DESCRIPTION OF THE TASK
Return the lines exactly as they stand, from the first of the material through the line containing "import pandas as pd".

DATA SHOWN
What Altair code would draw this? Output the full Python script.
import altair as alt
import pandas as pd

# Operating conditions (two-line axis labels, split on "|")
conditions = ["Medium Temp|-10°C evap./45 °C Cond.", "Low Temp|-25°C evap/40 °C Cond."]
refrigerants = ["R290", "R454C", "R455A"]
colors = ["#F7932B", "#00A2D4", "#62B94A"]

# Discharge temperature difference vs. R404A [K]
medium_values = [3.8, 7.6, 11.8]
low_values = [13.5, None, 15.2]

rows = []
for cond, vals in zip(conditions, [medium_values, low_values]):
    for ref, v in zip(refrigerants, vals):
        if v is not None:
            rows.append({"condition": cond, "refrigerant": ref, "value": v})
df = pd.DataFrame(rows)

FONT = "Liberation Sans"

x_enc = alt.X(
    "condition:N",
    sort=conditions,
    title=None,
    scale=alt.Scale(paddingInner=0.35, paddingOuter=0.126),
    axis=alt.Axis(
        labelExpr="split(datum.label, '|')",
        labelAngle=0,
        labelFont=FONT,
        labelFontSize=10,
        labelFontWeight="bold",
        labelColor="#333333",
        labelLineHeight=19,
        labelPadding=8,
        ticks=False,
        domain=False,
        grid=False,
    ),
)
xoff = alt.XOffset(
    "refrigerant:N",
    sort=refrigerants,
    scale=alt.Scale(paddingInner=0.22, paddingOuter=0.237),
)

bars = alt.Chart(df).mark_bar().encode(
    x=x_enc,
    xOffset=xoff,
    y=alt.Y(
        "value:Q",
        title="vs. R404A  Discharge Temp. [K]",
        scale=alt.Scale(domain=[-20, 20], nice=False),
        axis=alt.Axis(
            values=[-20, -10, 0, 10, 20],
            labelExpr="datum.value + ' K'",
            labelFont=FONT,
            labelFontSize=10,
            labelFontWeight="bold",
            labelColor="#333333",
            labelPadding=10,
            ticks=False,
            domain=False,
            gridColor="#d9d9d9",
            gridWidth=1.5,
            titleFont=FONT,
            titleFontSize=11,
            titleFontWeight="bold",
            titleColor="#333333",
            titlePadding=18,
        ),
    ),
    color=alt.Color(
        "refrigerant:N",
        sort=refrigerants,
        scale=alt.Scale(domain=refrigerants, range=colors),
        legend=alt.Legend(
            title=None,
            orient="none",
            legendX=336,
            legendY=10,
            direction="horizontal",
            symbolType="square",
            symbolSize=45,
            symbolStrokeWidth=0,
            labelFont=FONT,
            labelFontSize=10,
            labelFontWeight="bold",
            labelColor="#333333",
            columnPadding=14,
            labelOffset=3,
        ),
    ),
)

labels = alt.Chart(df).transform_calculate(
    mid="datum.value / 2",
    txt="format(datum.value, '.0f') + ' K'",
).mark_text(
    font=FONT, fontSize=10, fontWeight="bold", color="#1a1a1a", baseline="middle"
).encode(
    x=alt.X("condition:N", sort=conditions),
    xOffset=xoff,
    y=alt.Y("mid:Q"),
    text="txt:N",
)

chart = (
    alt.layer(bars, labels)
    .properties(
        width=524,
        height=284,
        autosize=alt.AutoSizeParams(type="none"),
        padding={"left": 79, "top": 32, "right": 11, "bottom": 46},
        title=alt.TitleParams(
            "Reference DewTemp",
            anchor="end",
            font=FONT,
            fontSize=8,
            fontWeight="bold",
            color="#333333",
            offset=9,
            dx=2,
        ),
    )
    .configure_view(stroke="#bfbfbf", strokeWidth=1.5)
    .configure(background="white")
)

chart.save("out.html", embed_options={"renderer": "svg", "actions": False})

TASK OUTPUT
What Altair code would draw this? Output the full Python script.
import altair as alt
import pandas as pd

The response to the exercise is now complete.